* **Collected data**:

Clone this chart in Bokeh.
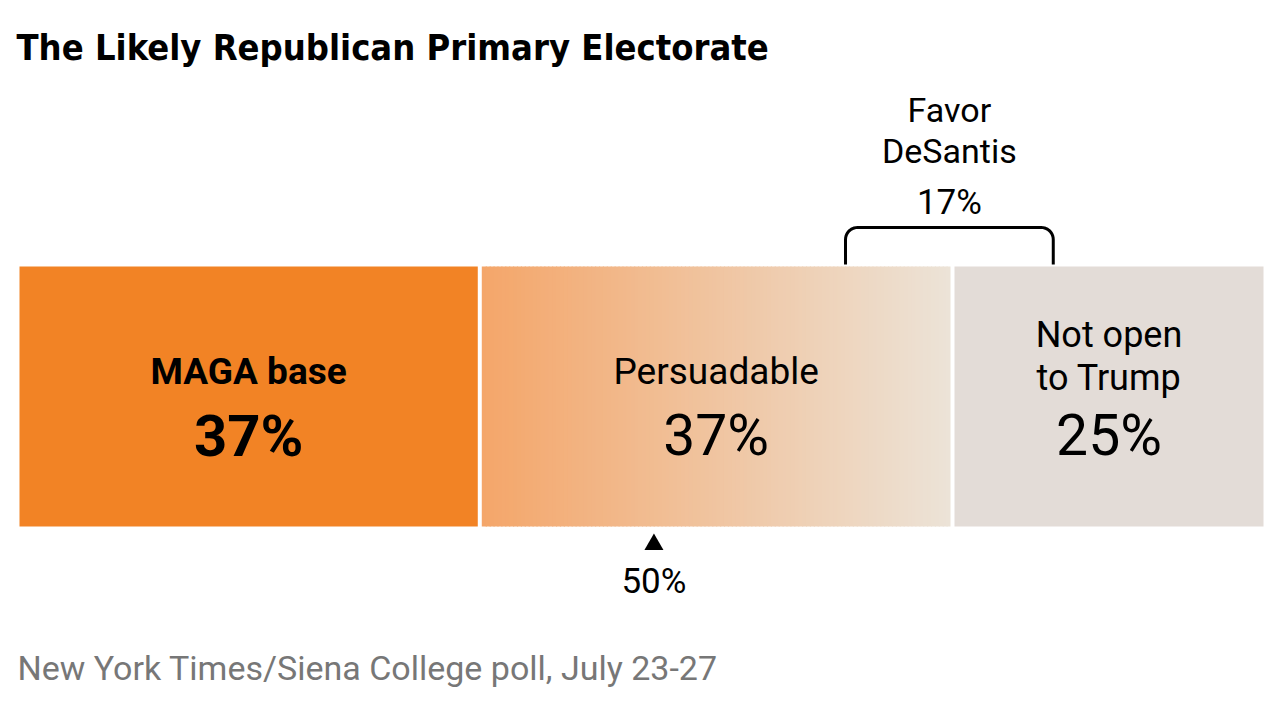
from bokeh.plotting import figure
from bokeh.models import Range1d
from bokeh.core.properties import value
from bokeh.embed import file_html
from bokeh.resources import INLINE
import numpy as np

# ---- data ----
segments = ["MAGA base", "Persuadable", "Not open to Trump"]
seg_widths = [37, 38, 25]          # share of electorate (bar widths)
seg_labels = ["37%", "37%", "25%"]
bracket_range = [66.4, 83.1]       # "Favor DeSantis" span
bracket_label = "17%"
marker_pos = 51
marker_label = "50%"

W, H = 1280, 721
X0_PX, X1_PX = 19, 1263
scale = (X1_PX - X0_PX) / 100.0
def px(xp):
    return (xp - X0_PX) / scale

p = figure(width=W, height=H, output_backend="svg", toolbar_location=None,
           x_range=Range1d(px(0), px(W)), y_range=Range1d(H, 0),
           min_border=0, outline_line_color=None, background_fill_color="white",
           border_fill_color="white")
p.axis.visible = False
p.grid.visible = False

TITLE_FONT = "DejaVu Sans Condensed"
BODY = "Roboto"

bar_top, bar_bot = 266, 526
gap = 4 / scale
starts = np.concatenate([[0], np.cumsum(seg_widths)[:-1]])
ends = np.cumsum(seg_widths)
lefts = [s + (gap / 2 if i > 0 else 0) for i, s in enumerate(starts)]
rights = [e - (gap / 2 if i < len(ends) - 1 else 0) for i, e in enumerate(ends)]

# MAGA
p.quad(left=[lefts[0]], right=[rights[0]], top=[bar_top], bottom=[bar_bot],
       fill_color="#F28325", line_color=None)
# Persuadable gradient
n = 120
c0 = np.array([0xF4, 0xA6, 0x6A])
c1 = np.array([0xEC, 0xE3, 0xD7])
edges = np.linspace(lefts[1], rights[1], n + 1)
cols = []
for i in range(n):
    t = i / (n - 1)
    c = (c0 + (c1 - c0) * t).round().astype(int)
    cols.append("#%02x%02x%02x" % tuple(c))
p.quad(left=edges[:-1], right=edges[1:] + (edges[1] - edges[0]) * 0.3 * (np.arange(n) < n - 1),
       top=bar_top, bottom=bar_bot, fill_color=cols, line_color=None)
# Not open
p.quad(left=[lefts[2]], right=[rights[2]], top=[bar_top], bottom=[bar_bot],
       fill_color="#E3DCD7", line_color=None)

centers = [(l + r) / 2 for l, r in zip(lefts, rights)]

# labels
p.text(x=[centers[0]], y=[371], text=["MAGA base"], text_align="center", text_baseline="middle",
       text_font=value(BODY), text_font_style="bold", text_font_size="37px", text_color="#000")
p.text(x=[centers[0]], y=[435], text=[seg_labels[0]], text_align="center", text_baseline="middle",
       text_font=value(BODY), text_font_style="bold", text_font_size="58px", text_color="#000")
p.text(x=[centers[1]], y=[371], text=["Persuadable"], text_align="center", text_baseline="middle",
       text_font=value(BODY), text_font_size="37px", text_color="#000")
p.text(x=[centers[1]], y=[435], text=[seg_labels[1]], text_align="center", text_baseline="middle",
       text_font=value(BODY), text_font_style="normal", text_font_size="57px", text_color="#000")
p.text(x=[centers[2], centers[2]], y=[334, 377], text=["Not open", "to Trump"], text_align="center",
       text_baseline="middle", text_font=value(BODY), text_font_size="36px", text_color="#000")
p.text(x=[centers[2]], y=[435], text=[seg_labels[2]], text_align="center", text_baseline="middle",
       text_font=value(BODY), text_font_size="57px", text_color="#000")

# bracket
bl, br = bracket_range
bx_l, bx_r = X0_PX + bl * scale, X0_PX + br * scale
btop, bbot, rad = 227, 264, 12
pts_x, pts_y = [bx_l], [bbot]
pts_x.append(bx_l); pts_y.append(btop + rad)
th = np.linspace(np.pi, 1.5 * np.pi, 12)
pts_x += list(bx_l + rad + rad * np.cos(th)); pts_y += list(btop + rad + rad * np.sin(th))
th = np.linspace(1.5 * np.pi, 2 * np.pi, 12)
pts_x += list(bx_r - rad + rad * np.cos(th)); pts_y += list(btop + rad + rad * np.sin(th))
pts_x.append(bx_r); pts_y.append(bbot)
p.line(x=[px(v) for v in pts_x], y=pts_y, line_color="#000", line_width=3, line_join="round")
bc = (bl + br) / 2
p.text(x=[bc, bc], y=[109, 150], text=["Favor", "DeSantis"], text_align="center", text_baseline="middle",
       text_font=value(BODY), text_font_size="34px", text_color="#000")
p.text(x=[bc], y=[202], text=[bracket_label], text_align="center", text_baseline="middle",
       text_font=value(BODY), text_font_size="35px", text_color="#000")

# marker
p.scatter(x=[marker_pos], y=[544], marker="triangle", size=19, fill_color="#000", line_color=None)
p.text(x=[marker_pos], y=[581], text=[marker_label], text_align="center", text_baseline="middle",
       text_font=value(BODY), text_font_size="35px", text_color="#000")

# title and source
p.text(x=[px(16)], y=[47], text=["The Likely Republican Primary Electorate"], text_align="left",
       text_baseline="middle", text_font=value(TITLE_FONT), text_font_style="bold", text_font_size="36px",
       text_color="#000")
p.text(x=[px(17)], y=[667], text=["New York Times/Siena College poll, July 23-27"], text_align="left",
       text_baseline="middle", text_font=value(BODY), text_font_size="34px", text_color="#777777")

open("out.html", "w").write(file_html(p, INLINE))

* **Request**: Take the lines from the start of the material to the line with "centers = [(l", both included, and transcribe them exactly without the pictures.

* **Complete output**:
Clone this chart in Bokeh.
from bokeh.plotting import figure
from bokeh.models import Range1d
from bokeh.core.properties import value
from bokeh.embed import file_html
from bokeh.resources import INLINE
import numpy as np

# ---- data ----
segments = ["MAGA base", "Persuadable", "Not open to Trump"]
seg_widths = [37, 38, 25]          # share of electorate (bar widths)
seg_labels = ["37%", "37%", "25%"]
bracket_range = [66.4, 83.1]       # "Favor DeSantis" span
bracket_label = "17%"
marker_pos = 51
marker_label = "50%"

W, H = 1280, 721
X0_PX, X1_PX = 19, 1263
scale = (X1_PX - X0_PX) / 100.0
def px(xp):
    return (xp - X0_PX) / scale

p = figure(width=W, height=H, output_backend="svg", toolbar_location=None,
           x_range=Range1d(px(0), px(W)), y_range=Range1d(H, 0),
           min_border=0, outline_line_color=None, background_fill_color="white",
           border_fill_color="white")
p.axis.visible = False
p.grid.visible = False

TITLE_FONT = "DejaVu Sans Condensed"
BODY = "Roboto"

bar_top, bar_bot = 266, 526
gap = 4 / scale
starts = np.concatenate([[0], np.cumsum(seg_widths)[:-1]])
ends = np.cumsum(seg_widths)
lefts = [s + (gap / 2 if i > 0 else 0) for i, s in enumerate(starts)]
rights = [e - (gap / 2 if i < len(ends) - 1 else 0) for i, e in enumerate(ends)]

# MAGA
p.quad(left=[lefts[0]], right=[rights[0]], top=[bar_top], bottom=[bar_bot],
       fill_color="#F28325", line_color=None)
# Persuadable gradient
n = 120
c0 = np.array([0xF4, 0xA6, 0x6A])
c1 = np.array([0xEC, 0xE3, 0xD7])
edges = np.linspace(lefts[1], rights[1], n + 1)
cols = []
for i in range(n):
    t = i / (n - 1)
    c = (c0 + (c1 - c0) * t).round().astype(int)
    cols.append("#%02x%02x%02x" % tuple(c))
p.quad(left=edges[:-1], right=edges[1:] + (edges[1] - edges[0]) * 0.3 * (np.arange(n) < n - 1),
       top=bar_top, bottom=bar_bot, fill_color=cols, line_color=None)
# Not open
p.quad(left=[lefts[2]], right=[rights[2]], top=[bar_top], bottom=[bar_bot],
       fill_color="#E3DCD7", line_color=None)

centers = [(l + r) / 2 for l, r in zip(lefts, rights)]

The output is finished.